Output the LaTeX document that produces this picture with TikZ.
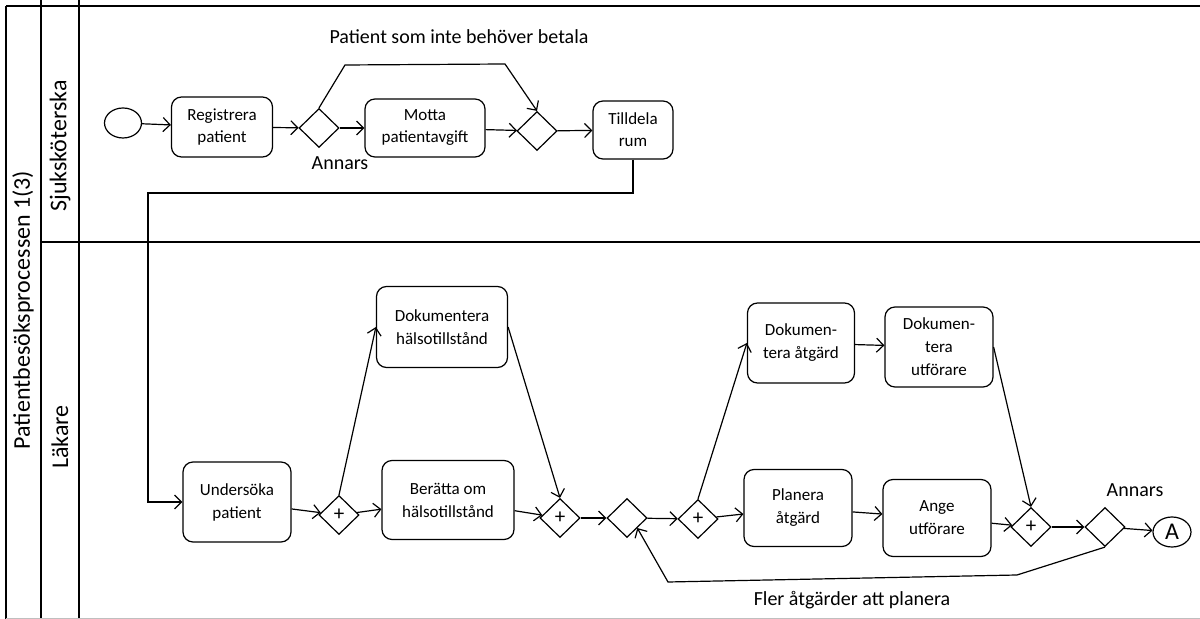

▬▬▬

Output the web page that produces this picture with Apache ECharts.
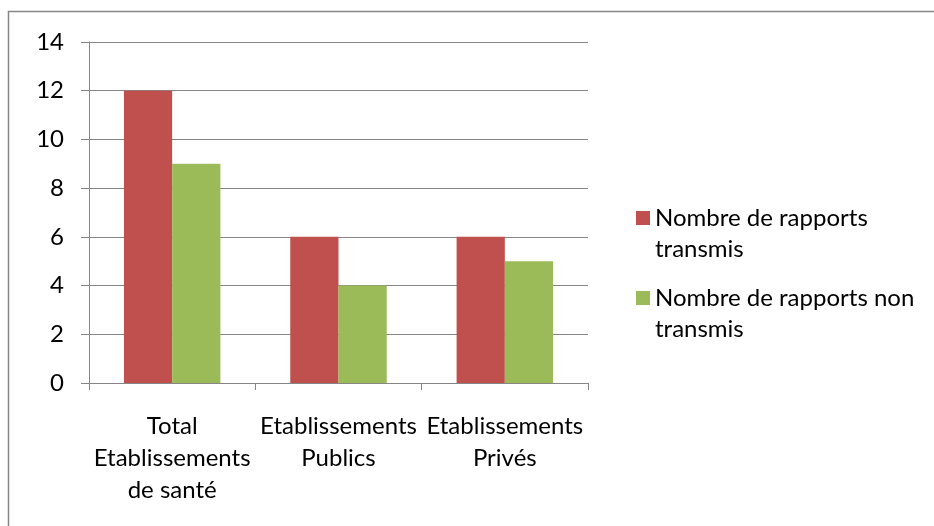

▬▬▬

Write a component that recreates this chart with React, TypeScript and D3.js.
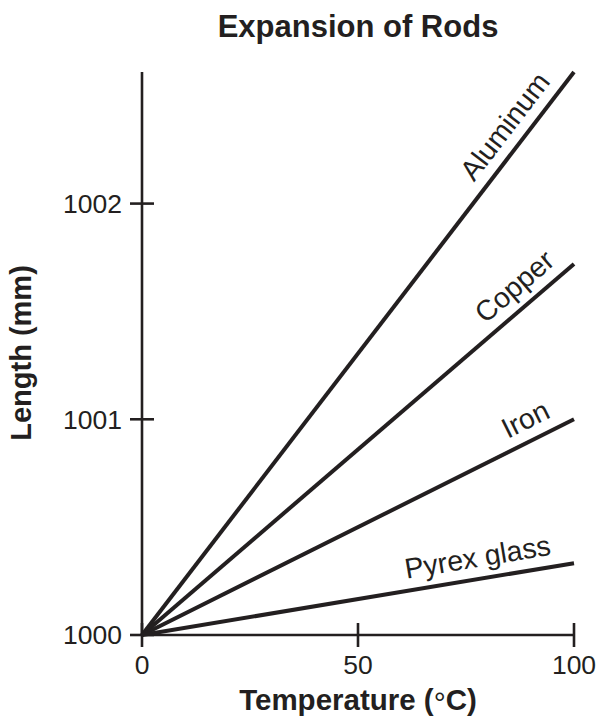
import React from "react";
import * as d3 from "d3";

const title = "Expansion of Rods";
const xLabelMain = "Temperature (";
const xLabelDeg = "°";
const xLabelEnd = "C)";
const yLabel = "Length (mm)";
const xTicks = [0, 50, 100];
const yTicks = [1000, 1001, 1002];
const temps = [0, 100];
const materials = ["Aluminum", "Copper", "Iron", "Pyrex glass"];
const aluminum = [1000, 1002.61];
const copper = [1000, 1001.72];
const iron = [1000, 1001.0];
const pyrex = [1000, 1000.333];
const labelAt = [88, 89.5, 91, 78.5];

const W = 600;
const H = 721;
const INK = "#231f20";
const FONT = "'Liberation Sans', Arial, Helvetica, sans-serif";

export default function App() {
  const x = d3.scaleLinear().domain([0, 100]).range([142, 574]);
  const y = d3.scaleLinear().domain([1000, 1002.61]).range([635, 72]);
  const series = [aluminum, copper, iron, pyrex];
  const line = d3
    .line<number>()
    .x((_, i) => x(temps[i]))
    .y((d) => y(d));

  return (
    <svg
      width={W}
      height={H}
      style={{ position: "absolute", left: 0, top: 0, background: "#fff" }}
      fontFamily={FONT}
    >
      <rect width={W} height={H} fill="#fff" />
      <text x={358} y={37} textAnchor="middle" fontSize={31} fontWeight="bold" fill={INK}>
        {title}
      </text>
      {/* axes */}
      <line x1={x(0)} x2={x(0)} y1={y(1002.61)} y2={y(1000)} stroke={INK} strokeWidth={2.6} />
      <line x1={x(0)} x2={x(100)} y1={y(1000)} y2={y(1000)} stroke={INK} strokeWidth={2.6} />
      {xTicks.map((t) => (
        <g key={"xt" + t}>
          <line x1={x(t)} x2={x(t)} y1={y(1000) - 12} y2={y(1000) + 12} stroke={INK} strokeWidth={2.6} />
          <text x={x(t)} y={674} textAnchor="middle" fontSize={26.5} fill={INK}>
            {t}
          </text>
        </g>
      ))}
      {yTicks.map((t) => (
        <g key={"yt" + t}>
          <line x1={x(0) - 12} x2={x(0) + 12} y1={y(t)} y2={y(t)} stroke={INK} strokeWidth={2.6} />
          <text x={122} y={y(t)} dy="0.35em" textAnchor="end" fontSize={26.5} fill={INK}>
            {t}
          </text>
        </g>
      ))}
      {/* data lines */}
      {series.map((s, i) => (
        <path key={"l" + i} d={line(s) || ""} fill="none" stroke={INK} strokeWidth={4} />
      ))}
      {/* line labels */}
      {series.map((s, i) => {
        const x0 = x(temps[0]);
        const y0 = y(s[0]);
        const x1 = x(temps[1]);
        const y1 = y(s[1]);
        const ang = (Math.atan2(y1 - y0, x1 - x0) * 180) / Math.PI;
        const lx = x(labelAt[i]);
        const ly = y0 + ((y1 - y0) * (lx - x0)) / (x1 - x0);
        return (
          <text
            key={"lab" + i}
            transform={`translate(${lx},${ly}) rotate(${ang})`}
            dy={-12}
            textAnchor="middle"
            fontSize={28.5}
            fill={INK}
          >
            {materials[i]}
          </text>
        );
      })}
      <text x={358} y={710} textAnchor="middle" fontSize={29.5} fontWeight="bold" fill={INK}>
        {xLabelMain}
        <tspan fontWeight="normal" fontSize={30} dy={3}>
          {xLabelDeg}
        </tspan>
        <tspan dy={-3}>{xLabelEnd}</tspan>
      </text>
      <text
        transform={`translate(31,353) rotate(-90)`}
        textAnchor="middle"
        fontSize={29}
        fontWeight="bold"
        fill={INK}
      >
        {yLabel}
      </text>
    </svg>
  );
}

▬▬▬

- [EXERCISE DETAILS] Leave the pictures out and copy exactly the lines from the one with "Write a component" to the one with "const labelAt = [88, 89.5, 91, 78.5];", both included.

- [TASK RESULT]
Write a component that recreates this chart with React, TypeScript and D3.js.
import React from "react";
import * as d3 from "d3";

const title = "Expansion of Rods";
const xLabelMain = "Temperature (";
const xLabelDeg = "°";
const xLabelEnd = "C)";
const yLabel = "Length (mm)";
const xTicks = [0, 50, 100];
const yTicks = [1000, 1001, 1002];
const temps = [0, 100];
const materials = ["Aluminum", "Copper", "Iron", "Pyrex glass"];
const aluminum = [1000, 1002.61];
const copper = [1000, 1001.72];
const iron = [1000, 1001.0];
const pyrex = [1000, 1000.333];
const labelAt = [88, 89.5, 91, 78.5];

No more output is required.